The API Loop: The script sends these queries to the OpenAI, Anthropic, and Google APIs simultaneously.
The Entity Extractor: An LLM-based Critic Agent parses the JSON responses to identify every brand mention and categorize the sentiment.
The Dashboard: Data is aggregated to show your SoM percentage compared to your top three competitors over time.
This automated approach allows you to see the immediate impact of a new PR push or a technical whitepaper as it begins to “infect” the model’s RAG (Retrieval-Augmented Generation) layers or fine-tuning cycles.

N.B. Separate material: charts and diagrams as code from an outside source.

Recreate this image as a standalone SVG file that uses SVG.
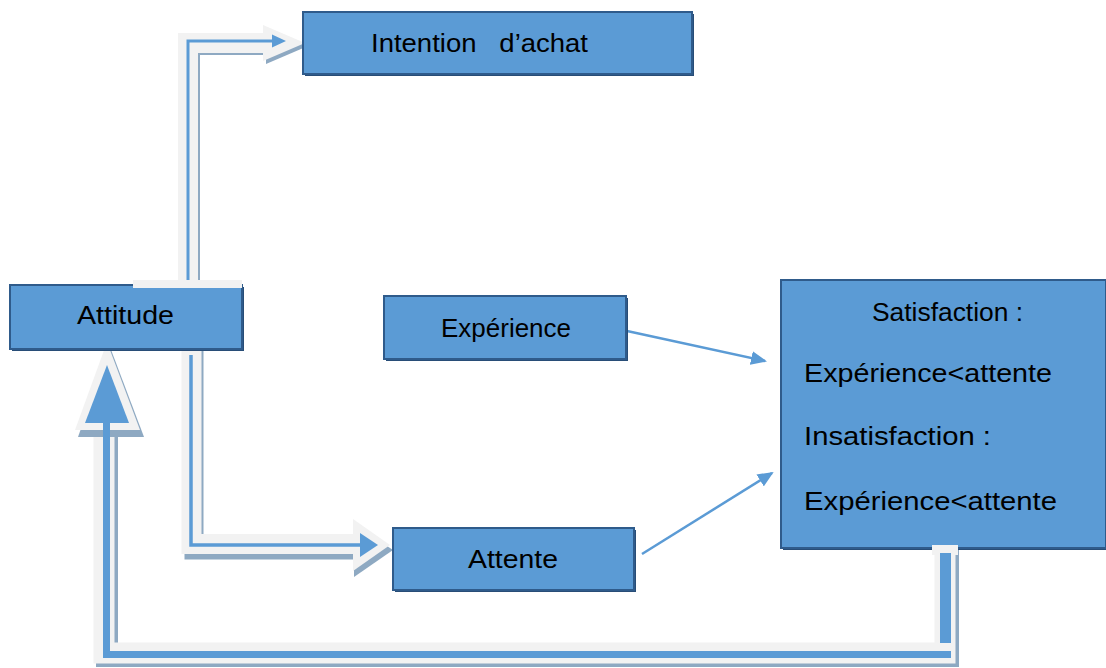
<svg xmlns="http://www.w3.org/2000/svg" width="1106" height="668" viewBox="0 0 1106 668">
  <style>
    .box { fill: #5b9bd5; stroke: #2f5b8b; stroke-width: 2; }
    .boxshadow { fill: #284d77; }
    .lbl { font-family: "Liberation Sans", Arial, sans-serif; font-size: 26px; fill: #000; }
    .band { fill: none; stroke: #f2f2f2; stroke-linejoin: miter; }
    .shade { fill: none; stroke: #8ea9c2; stroke-linejoin: miter; }
    .core { fill: none; stroke: #5b9bd5; stroke-linejoin: miter; }
    .headband { fill: #f2f2f2; }
    .headshade { fill: #8ea9c2; }
    .headcore { fill: #5b9bd5; }
    .thin { fill: none; stroke: #5b9bd5; stroke-width: 2.5; }
  </style>
  <defs>
    <marker id="tip" markerWidth="16" markerHeight="14" refX="14" refY="7" orient="auto" markerUnits="userSpaceOnUse" viewBox="0 0 16 14">
      <path d="M0,0 L16,7 L0,14 Z" fill="#5b9bd5"/>
    </marker>
  </defs>

  <!-- connectors -->
  <g id="connectors">
    <!-- Attitude up to Intention d'achat -->
    <g id="link-attitude-intention">
      <path class="shade" d="M191,290 V46 H266" stroke-width="18"/>
      <polygon class="headshade" points="266,28 308,46 266,64"/>
      <path class="band" d="M188,290 V43 H264" stroke-width="20"/>
      <polygon class="headband" points="263,25 305,43 263,61"/>
      <path class="core" d="M188,283 V41 H274" stroke-width="3"/>
      <polygon class="headcore" points="272,34.5 286,41 272,47.5"/>
      <!-- cap over the top edge of Attitude -->
      <rect x="136" y="286" width="107" height="6" fill="#8ea9c2"/>
      <rect x="133" y="280" width="109" height="8" fill="#f2f2f2"/>
    </g>

    <!-- Attitude down to Attente -->
    <g id="link-attitude-attente">
      <path class="shade" d="M194,350 V550 H354" stroke-width="19"/>
      <polygon class="headshade" points="354,524 393,550 354,577"/>
      <path class="band" d="M191.5,350 V544 H354" stroke-width="20"/>
      <polygon class="headband" points="353,519 390,545 353,571"/>
      <path class="core" d="M191,355 V545 H362" stroke-width="3.5"/>
      <polygon class="headcore" points="360,533 378,545 360,557"/>
    </g>

    <!-- Satisfaction box back to Attitude -->
    <g id="link-satisfaction-attitude">
      <path class="shade" d="M948,548 V656 H107 V437" stroke-width="22"/>
      <path class="band" d="M945,545 V653 H104 V430" stroke-width="21"/>
      <polygon class="headshade" points="110,347 144,437 78,437"/>
      <polygon class="headband" points="107,342 140,430 75,430"/>
      <path class="core" d="M945.5,553 V643" stroke-width="11"/>
      <path class="core" d="M951,654.5 H103" stroke-width="7"/>
      <path class="core" d="M106.5,658 V420" stroke-width="7"/>
      <polygon class="headcore" points="107,365 129,423 85,423"/>
    </g>

    <!-- thin arrows into the Satisfaction box -->
    <line class="thin" x1="627" y1="331" x2="765" y2="361" marker-end="url(#tip)"/>
    <line class="thin" x1="642" y1="554" x2="772" y2="473" marker-end="url(#tip)"/>
  </g>

  <!-- nodes -->
  <g id="node-intention">
    <rect class="boxshadow" x="305" y="14" width="389" height="62"/>
    <rect class="box" x="303" y="12" width="389" height="62"/>
    <text class="lbl" x="371" y="52" textLength="217" lengthAdjust="spacingAndGlyphs" xml:space="preserve">Intention   d’achat</text>
  </g>

  <g id="node-attitude">
    <rect class="boxshadow" x="12" y="287" width="232" height="64"/>
    <rect class="box" x="10" y="285" width="232" height="64"/>
    <rect x="133" y="280" width="109" height="8" fill="#f2f2f2"/>
    <text class="lbl" x="77" y="324" textLength="97" lengthAdjust="spacingAndGlyphs">Attitude</text>
  </g>

  <g id="node-experience">
    <rect class="boxshadow" x="386" y="298" width="242" height="63"/>
    <rect class="box" x="384" y="296" width="242" height="63"/>
    <text class="lbl" x="441" y="337" textLength="130" lengthAdjust="spacingAndGlyphs">Expérience</text>
  </g>

  <g id="node-attente">
    <rect class="boxshadow" x="395" y="530" width="241" height="62"/>
    <rect class="box" x="393" y="528" width="241" height="62"/>
    <text class="lbl" x="468" y="568" textLength="90" lengthAdjust="spacingAndGlyphs">Attente</text>
  </g>

  <g id="node-satisfaction">
    <rect class="boxshadow" x="783" y="282" width="325" height="268"/>
    <rect class="box" x="781" y="280" width="325" height="268"/>
    <text class="lbl" x="872" y="321" textLength="151" lengthAdjust="spacingAndGlyphs">Satisfaction :</text>
    <text class="lbl" x="804" y="382" textLength="248" lengthAdjust="spacingAndGlyphs">Expérience&lt;attente</text>
    <text class="lbl" x="804" y="445" textLength="187" lengthAdjust="spacingAndGlyphs">Insatisfaction :</text>
    <text class="lbl" x="804" y="510" textLength="253" lengthAdjust="spacingAndGlyphs">Expérience&lt;attente</text>
  </g>

  <!-- stub of the return connector drawn over the Satisfaction box edge -->
  <g id="return-stub">
    <rect x="932" y="545" width="26" height="10" fill="#f2f2f2"/>
    <rect x="940" y="553" width="11" height="4" fill="#5b9bd5"/>
  </g>
</svg>
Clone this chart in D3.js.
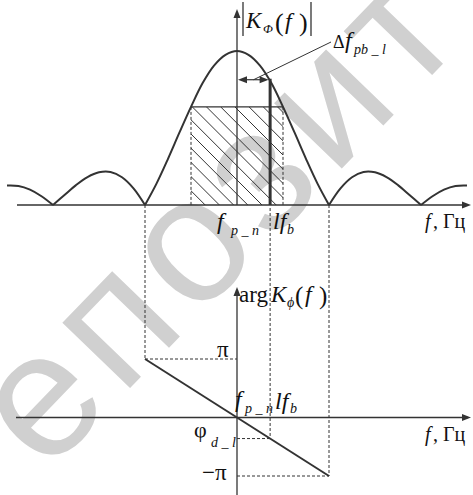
<!DOCTYPE html>
<html><head><meta charset="utf-8">
<script src="https://cdn.jsdelivr.net/npm/d3@7"></script>
<style>html,body{margin:0;padding:0;background:#fff}svg{display:block}</style>
</head><body>
<script>
// ---- data (normalized frequency: 1 unit = distance between spectrum zeros) ----
const magF = [-2.5,-2.375,-2.25,-2.125,-2,-1.875,-1.75,-1.625,-1.5,-1.375,-1.25,-1.125,-1,
  -0.875,-0.75,-0.625,-0.5,-0.375,-0.25,-0.125,0,0.125,0.25,0.375,0.5,0.625,0.75,0.875,1,
  1.125,1.25,1.375,1.5,1.625,1.75,1.875,2,2.125,2.25,2.375,2.5];
const magK = [0.127,0.124,0.100,0.057,0,0.065,0.129,0.181,0.212,0.214,0.180,0.108,0,
  0.139,0.300,0.471,0.637,0.790,0.905,0.975,1,0.975,0.905,0.790,0.637,0.471,0.300,0.139,0,
  0.108,0.180,0.214,0.212,0.181,0.129,0.065,0,0.057,0.100,0.124,0.127];
const bandF = [-0.5, 0.5];      // hatched equivalent band
const bandK = 0.637;
const lfbF = 0.36;              // l*f_b position
const lfbK = 0.82;
const phaseF = [-1, 1];
const phaseV = [Math.PI, -Math.PI];
const phiDL = -Math.PI * 0.36;
const watermark = "епозит";

const W = 473, H = 495;
const svg = d3.select("body").append("svg").attr("width", W).attr("height", H);
const ink = "#333";
const serif = "'Liberation Serif','Times New Roman',serif";

// scales
const x = d3.scaleLinear().domain([-2.5, 2.5]).range([7, 467]);
const yM = d3.scaleLinear().domain([0, 1]).range([205, 51]);
const yP = d3.scaleLinear().domain([-Math.PI, Math.PI]).range([476, 359]);

// watermark
svg.append("text").text(watermark)
  .attr("transform", "translate(226,222) rotate(-46)")
  .attr("text-anchor", "middle").attr("dy", "0.26em")
  .attr("font-family", "'Liberation Sans',Arial,sans-serif")
  .attr("font-size", 178).attr("letter-spacing", 10)
  .attr("fill", "#d0d0d0");

const defs = svg.append("defs");
defs.append("clipPath").attr("id", "bandclip").append("rect")
  .attr("x", x(bandF[0])).attr("y", yM(bandK))
  .attr("width", x(bandF[1]) - x(bandF[0])).attr("height", yM(0) - yM(bandK));

function arrowHead(g, tipX, tipY, dir) {
  const L = 9, Hw = 3.5;
  let p;
  if (dir === "up") p = [[tipX, tipY], [tipX - Hw, tipY + L], [tipX + Hw, tipY + L]];
  else if (dir === "right") p = [[tipX, tipY], [tipX - L, tipY - Hw], [tipX - L, tipY + Hw]];
  else p = [[tipX, tipY], [tipX + L, tipY - Hw], [tipX + L, tipY + Hw]];
  g.append("path").attr("d", "M" + p.join("L") + "Z").attr("fill", ink);
}

const g = svg.append("g");

// ---- hatched band ----
const bx0 = x(bandF[0]), bx1 = x(bandF[1]), by0 = yM(bandK), by1 = yM(0);
const hatch = g.append("g").attr("clip-path", "url(#bandclip)");
const step = 14.2, bh = by1 - by0;
for (let xx = bx0 - bh; xx < bx1; xx += step) {
  hatch.append("line").attr("x1", xx).attr("y1", by0).attr("x2", xx + bh + 2).attr("y2", by1 + 2)
    .attr("stroke", ink).attr("stroke-width", 1);
}
g.append("line").attr("x1", bx0).attr("x2", bx1).attr("y1", by0).attr("y2", by0)
  .attr("stroke", ink).attr("stroke-width", 1.2);

const dash = (x1, y1, x2, y2) => g.append("line").attr("x1", x1).attr("y1", y1).attr("x2", x2).attr("y2", y2)
  .attr("stroke", ink).attr("stroke-width", 1).attr("stroke-dasharray", "3,2");

dash(bx0, by0, bx0, by1);
dash(bx1, by0, bx1, by1);

// ---- top axes ----
g.append("line").attr("x1", 17).attr("x2", 468).attr("y1", yM(0)).attr("y2", yM(0)).attr("stroke", ink).attr("stroke-width", 1.3);
arrowHead(g, 471, yM(0), "right");
g.append("line").attr("x1", x(0)).attr("x2", x(0)).attr("y1", yM(0)).attr("y2", 14).attr("stroke", ink).attr("stroke-width", 1.3);
arrowHead(g, x(0), 9, "up");

// ---- magnitude curve (lobes between zeros) ----
const pts = magF.map((f, i) => [f, magK[i]]);
const segs = [];
let cur = [];
pts.forEach(p => {
  cur.push(p);
  if (p[1] === 0 && cur.length > 1) { segs.push(cur); cur = [p]; }
});
if (cur.length > 1) segs.push(cur);
const line = d3.line().x(d => x(d[0])).y(d => yM(d[1])).curve(d3.curveCatmullRom.alpha(0.5));
segs.forEach(s => g.append("path").attr("d", line(s)).attr("fill", "none").attr("stroke", ink).attr("stroke-width", 2));

// l f_b thick line
g.append("line").attr("x1", x(lfbF)).attr("x2", x(lfbF)).attr("y1", yM(lfbK)).attr("y2", yM(0))
  .attr("stroke", ink).attr("stroke-width", 3);

// double arrow Δf
const ay = yM(lfbK) + 1;
g.append("line").attr("x1", x(0) + 4).attr("x2", x(lfbF) - 4).attr("y1", ay).attr("y2", ay).attr("stroke", ink).attr("stroke-width", 1.2);
arrowHead(g, x(0) + 1, ay, "left");
arrowHead(g, x(lfbF) - 1.5, ay, "right");
g.append("line").attr("x1", (x(0) + x(lfbF)) / 2).attr("y1", ay).attr("x2", 331).attr("y2", 42)
  .attr("stroke", ink).attr("stroke-width", 1);

// ---- dashed projections down ----
const fz = phaseF[0], fz2 = phaseF[1];
dash(x(fz), yM(0), x(fz), yP(phaseV[0]));
dash(x(lfbF), yM(0) + 3, x(lfbF), yP(phiDL));
dash(x(fz2), yM(0), x(fz2), yP(phaseV[1]));
dash(x(fz), yP(phaseV[0]), x(0), yP(phaseV[0]));
dash(x(0), yP(phiDL), x(lfbF), yP(phiDL));
dash(x(0), yP(phaseV[1]), x(fz2), yP(phaseV[1]));

// ---- phase axes ----
g.append("line").attr("x1", 16).attr("x2", 468).attr("y1", yP(0)).attr("y2", yP(0)).attr("stroke", ink).attr("stroke-width", 1.3);
arrowHead(g, 471, yP(0), "right");
g.append("line").attr("x1", x(0)).attr("x2", x(0)).attr("y1", H).attr("y2", 292).attr("stroke", ink).attr("stroke-width", 1.3);
arrowHead(g, x(0), 287, "up");

g.append("path").attr("d", d3.line().x(d => x(d[0])).y(d => yP(d[1]))(phaseF.map((f, i) => [f, phaseV[i]])))
  .attr("stroke", ink).attr("stroke-width", 2).attr("fill", "none");

// ---- labels ----
function label(parts) {
  const t = svg.append("text").attr("font-family", serif).attr("fill", "#111");
  parts.forEach(p => {
    const s = t.append("tspan").text(p.t).attr("x", p.x).attr("y", p.y).attr("font-size", p.s);
    if (p.i) s.attr("font-style", "italic");
  });
}
g.append("line").attr("x1", 243).attr("x2", 243).attr("y1", 2).attr("y2", 36).attr("stroke", ink).attr("stroke-width", 1.3);
g.append("line").attr("x1", 311).attr("x2", 311).attr("y1", 2).attr("y2", 36).attr("stroke", ink).attr("stroke-width", 1.3);
label([{t: "K", i: 1, x: 246, y: 28, s: 23}, {t: "Φ", i: 1, x: 263, y: 33, s: 13},
       {t: "(", x: 275, y: 31, s: 26}, {t: "f", i: 1, x: 285, y: 29, s: 24}, {t: ")", x: 299, y: 31, s: 26}]);
label([{t: "Δ", x: 333, y: 48, s: 18}, {t: "f", i: 1, x: 345, y: 48, s: 24}, {t: "pb _ l", i: 1, x: 354, y: 54, s: 14}]);
label([{t: "f", i: 1, x: 217, y: 229, s: 24}, {t: "p _ n", i: 1, x: 231, y: 235, s: 14}]);
label([{t: "lf", i: 1, x: 273, y: 229, s: 24}, {t: "b", i: 1, x: 287, y: 234, s: 14}]);
label([{t: "f", i: 1, x: 425, y: 228, s: 20}, {t: ", Гц", x: 433, y: 228, s: 20}]);
label([{t: "arg", x: 239, y: 302, s: 23}, {t: "K", i: 1, x: 271, y: 302, s: 23}, {t: "ϕ", i: 1, x: 287, y: 307, s: 14},
       {t: "(", x: 295, y: 304, s: 25}, {t: "f", i: 1, x: 305, y: 302, s: 24}, {t: ")", x: 319, y: 304, s: 25}]);
label([{t: "π", x: 217, y: 357, s: 23}]);
label([{t: "f", i: 1, x: 235, y: 407, s: 24}, {t: "p _ n", i: 1, x: 245, y: 413, s: 14}]);
label([{t: "lf", i: 1, x: 275, y: 409, s: 24}, {t: "b", i: 1, x: 290, y: 413, s: 14}]);
label([{t: "φ", x: 194, y: 437, s: 22}, {t: "d _ l", i: 1, x: 211, y: 447, s: 14}]);
label([{t: "−π", x: 202, y: 480, s: 23}]);
label([{t: "f", i: 1, x: 425, y: 441, s: 20}, {t: ", Гц", x: 433, y: 441, s: 20}]);
</script>
</body></html>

6. Information Gain: The Key to Increasing SoM
You cannot “buy” Share of Model through traditional PPC or banner ads. You must “earn” it through Information Gain. LLMs are specifically fine-tuned to summarize the most helpful, unique, and data-dense information available.
If your content is simply a “Content Clone” of existing articles, it will be discarded during the model’s training/compression phase. To increase your SoM, you must publish:
Original Industry Benchmarks: Numbers that didn’t exist before you calculated them.
Complex Technical Workflows: Documentation that solves a problem in a unique way.
Proprietary Data Reports: Aggregated insights that only your platform can provide.
When you provide information that exists nowhere else, you become an indispensable part of the model’s knowledge graph. The AI needs your data to be “helpful.”
7. Managing the "Strategy over Spreadsheet" Rule for AI Analytics
Most marketing budgets are allocated incorrectly because they focus on “Vanity Metrics” like “Organic Clicks” (the spreadsheet) rather than “Brand Salience” (the strategy). In 2026, a site can have massive traffic but zero Share of Model—meaning users visit briefly, but the “AI Oracle” never recommends the brand. This is a fragile existence.
Strategy must dictate the spend. Instead of paying for 100 low-quality, keyword-stuffed blog posts to “game” the search engines, invest that budget into one definitive, 3,000-word Industry Report. That report will be cited by peers, scraped by crawlers, and ingested by LLMs, providing more SoM than 1,000 “SEO-optimized” fluff pieces ever could. If your budget is fixed by “Cost Per Click” without a “Salience” goal, you are managing a spreadsheet of diminishing returns.
8. Agentic Influence: Optimizing for RAG and Long-Context Windows
In 2026, many LLMs use Retrieval-Augmented Generation (RAG) to provide real-time answers. This means the model “searches” the web and “reads” the top results before answering. To increase your SoM in RAG-based systems, you must optimize for “Parseability.”
The RAG Optimization Checklist:
Technical Tables: Use Markdown tables for data. AI agents find them easier to ingest than prose.
JSON-LD Schema: Define your brand’s relationships to specific technologies or services using structured data.
Clear Entity Relationships: Use phrases like “[Brand Name] is a tool for [Specific Technical Problem]” to help the AI map your purpose.
Citation-Friendly Summaries: Include a “Key Takeaways” section at the top of long-form content.
9. The Future: Generative Engine Optimization (GEO)
As we move toward a world of “Agentic Commerce,” where AI agents buy from other AI agents, SoM will evolve into Generative Engine Optimization (GEO).
GEO is the art of making your brand the “Preferred Recommendation.” This involves:
Structured Data Mastery: Using Schema.org to make your brand entities clear to crawlers.
Sentiment Engineering: Actively managing your presence on third-party review sites that LLMs use as “ground truth.”
Topic Dominance: Ensuring that for any query within your niche, your brand is the “semantic bridge” the AI must cross to answer the question.
Conclusion: Engineering Brand Salience
The shift from “Share of Search” to “Share of Model” is the most significant change in marketing analytics since the invention of the hyperlink. By implementing a rigorous AI brand monitoring framework and focusing on LLM visibility tracking, you position your brand to be the answer, not just a link in a list.
Stop worrying about where you rank in a list of ten blue links. Start worrying about whether you are known in the latent space of the machine.